*EXERCISE*.
Take the lines from the top down to and including the one with "16, step: 2" and repeat them exactly. Omit images.

═══ STORED ROWS ═══

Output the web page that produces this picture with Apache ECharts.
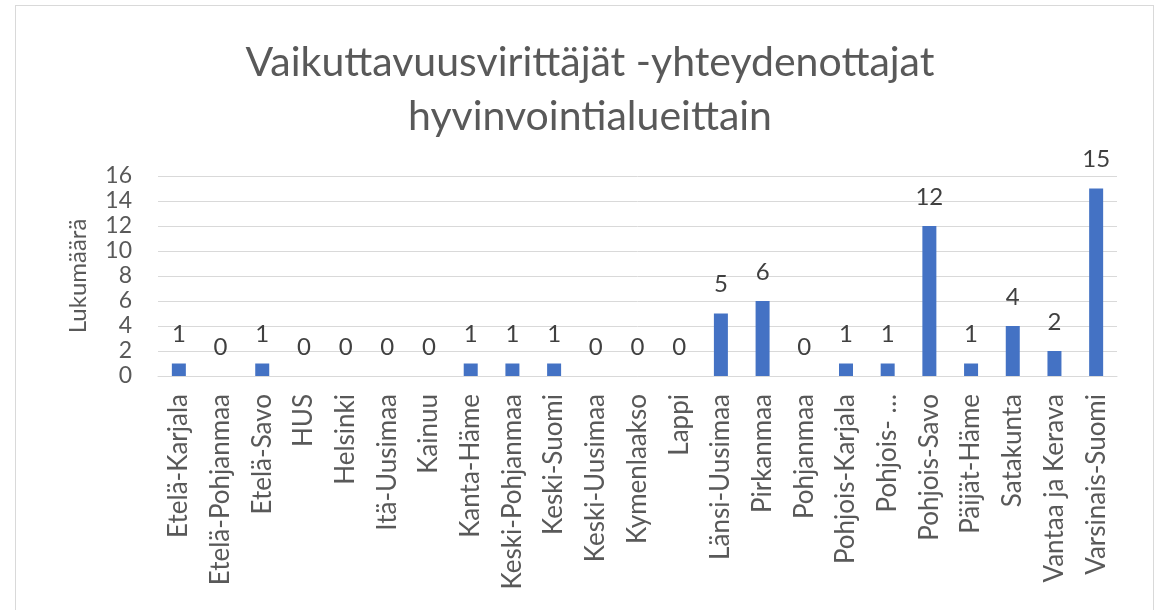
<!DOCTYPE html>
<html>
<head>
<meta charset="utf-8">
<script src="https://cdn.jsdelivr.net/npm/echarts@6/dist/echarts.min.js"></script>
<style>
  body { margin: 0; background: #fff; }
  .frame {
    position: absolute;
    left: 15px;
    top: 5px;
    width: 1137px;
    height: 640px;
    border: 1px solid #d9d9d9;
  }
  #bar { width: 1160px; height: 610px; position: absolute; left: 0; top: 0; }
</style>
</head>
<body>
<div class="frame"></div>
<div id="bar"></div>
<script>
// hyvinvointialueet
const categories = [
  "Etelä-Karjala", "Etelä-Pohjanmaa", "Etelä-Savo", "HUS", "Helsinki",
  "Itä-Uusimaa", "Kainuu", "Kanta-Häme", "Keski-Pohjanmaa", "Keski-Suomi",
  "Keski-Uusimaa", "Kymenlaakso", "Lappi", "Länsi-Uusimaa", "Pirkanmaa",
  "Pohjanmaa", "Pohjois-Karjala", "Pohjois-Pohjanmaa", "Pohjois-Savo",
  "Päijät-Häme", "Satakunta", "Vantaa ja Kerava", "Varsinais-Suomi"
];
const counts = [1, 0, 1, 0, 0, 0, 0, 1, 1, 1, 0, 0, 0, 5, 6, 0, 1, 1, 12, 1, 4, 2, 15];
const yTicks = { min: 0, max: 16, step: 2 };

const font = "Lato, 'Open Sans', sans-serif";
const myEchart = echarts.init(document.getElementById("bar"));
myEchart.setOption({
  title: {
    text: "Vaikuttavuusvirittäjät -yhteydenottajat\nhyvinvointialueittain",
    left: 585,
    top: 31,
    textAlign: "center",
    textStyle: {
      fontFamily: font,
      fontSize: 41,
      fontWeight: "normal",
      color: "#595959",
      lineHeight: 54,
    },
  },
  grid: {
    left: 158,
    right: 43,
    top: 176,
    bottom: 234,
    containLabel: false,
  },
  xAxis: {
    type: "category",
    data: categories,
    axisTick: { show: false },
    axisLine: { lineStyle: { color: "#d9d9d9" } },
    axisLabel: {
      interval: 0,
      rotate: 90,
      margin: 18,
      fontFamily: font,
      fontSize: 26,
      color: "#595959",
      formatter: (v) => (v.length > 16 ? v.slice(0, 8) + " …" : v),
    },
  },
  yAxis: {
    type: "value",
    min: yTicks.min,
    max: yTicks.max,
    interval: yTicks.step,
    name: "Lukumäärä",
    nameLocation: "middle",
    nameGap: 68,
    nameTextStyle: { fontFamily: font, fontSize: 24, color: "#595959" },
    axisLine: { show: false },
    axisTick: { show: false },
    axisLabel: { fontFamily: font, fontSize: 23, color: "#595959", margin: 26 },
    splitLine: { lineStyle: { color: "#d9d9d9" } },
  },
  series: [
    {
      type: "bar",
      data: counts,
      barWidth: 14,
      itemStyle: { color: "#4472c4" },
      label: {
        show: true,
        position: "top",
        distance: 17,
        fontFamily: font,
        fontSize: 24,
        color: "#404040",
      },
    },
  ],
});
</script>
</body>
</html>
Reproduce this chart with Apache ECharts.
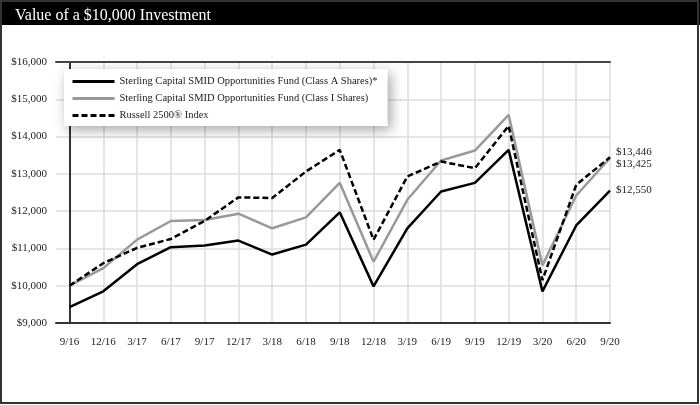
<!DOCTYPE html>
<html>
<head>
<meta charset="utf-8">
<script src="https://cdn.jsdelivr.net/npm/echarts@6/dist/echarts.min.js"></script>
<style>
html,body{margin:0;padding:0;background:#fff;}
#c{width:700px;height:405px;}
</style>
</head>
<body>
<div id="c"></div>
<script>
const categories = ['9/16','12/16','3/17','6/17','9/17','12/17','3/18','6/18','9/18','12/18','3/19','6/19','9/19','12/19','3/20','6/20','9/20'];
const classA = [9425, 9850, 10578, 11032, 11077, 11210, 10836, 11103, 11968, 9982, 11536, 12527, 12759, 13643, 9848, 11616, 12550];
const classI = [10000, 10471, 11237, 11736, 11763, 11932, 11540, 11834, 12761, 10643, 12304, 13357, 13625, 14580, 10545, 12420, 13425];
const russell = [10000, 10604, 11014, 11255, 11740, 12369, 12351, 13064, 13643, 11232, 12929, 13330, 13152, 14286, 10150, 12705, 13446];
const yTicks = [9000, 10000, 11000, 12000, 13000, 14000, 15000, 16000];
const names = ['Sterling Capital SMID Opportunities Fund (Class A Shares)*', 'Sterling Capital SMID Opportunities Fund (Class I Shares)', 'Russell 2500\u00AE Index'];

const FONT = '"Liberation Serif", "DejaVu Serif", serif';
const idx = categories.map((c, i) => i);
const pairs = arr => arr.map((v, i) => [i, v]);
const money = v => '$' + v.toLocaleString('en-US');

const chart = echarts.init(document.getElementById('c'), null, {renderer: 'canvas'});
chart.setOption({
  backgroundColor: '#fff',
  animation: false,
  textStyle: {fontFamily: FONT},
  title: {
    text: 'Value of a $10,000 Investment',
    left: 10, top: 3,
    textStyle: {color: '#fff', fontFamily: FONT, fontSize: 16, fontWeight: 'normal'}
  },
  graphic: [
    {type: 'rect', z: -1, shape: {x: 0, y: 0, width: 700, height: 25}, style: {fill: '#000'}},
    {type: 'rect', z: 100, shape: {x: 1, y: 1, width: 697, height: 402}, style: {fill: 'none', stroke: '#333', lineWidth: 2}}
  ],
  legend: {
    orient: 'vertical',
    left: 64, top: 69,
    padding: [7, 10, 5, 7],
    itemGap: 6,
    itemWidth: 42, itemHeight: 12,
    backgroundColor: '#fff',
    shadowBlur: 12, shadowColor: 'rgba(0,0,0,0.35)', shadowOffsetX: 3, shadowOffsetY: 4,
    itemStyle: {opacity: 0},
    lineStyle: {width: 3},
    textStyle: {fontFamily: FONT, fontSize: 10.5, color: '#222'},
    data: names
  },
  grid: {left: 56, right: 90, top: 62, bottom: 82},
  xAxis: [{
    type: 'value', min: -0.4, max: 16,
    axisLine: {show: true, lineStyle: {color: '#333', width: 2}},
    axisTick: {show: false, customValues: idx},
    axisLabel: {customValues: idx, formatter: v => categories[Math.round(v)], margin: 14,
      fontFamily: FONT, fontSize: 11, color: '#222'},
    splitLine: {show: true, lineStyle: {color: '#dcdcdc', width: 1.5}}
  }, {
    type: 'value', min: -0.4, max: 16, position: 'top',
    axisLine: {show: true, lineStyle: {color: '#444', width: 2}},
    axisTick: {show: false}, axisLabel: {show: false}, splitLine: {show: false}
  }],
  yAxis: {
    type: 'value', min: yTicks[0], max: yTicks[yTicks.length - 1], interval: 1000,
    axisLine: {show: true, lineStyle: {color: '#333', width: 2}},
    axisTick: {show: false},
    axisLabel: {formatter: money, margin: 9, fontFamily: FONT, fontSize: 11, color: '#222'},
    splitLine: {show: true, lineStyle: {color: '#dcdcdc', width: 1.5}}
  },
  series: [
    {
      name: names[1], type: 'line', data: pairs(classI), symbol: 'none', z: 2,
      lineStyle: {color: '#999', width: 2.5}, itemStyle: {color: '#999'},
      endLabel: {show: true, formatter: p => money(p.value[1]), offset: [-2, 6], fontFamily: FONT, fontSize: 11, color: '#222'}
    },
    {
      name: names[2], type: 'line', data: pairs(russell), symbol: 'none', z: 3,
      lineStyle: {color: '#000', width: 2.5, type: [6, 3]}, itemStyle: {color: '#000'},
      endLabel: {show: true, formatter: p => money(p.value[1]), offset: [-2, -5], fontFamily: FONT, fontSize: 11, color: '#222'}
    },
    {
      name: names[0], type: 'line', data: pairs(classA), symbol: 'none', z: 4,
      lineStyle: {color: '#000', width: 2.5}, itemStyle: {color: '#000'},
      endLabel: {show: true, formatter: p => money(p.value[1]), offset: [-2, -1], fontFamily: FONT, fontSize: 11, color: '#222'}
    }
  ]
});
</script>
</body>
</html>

═══

*OUTPUT FOR THIS TASK*.
Output the web page that produces this picture with Apache ECharts.
<!DOCTYPE html>
<html>
<head>
<meta charset="utf-8">
<script src="https://cdn.jsdelivr.net/npm/echarts@6/dist/echarts.min.js"></script>
<style>
  body { margin: 0; background: #fff; }
  .frame {
    position: absolute;
    left: 15px;
    top: 5px;
    width: 1137px;
    height: 640px;
    border: 1px solid #d9d9d9;
  }
  #bar { width: 1160px; height: 610px; position: absolute; left: 0; top: 0; }
</style>
</head>
<body>
<div class="frame"></div>
<div id="bar"></div>
<script>
// hyvinvointialueet
const categories = [
  "Etelä-Karjala", "Etelä-Pohjanmaa", "Etelä-Savo", "HUS", "Helsinki",
  "Itä-Uusimaa", "Kainuu", "Kanta-Häme", "Keski-Pohjanmaa", "Keski-Suomi",
  "Keski-Uusimaa", "Kymenlaakso", "Lappi", "Länsi-Uusimaa", "Pirkanmaa",
  "Pohjanmaa", "Pohjois-Karjala", "Pohjois-Pohjanmaa", "Pohjois-Savo",
  "Päijät-Häme", "Satakunta", "Vantaa ja Kerava", "Varsinais-Suomi"
];
const counts = [1, 0, 1, 0, 0, 0, 0, 1, 1, 1, 0, 0, 0, 5, 6, 0, 1, 1, 12, 1, 4, 2, 15];
const yTicks = { min: 0, max: 16, step: 2 };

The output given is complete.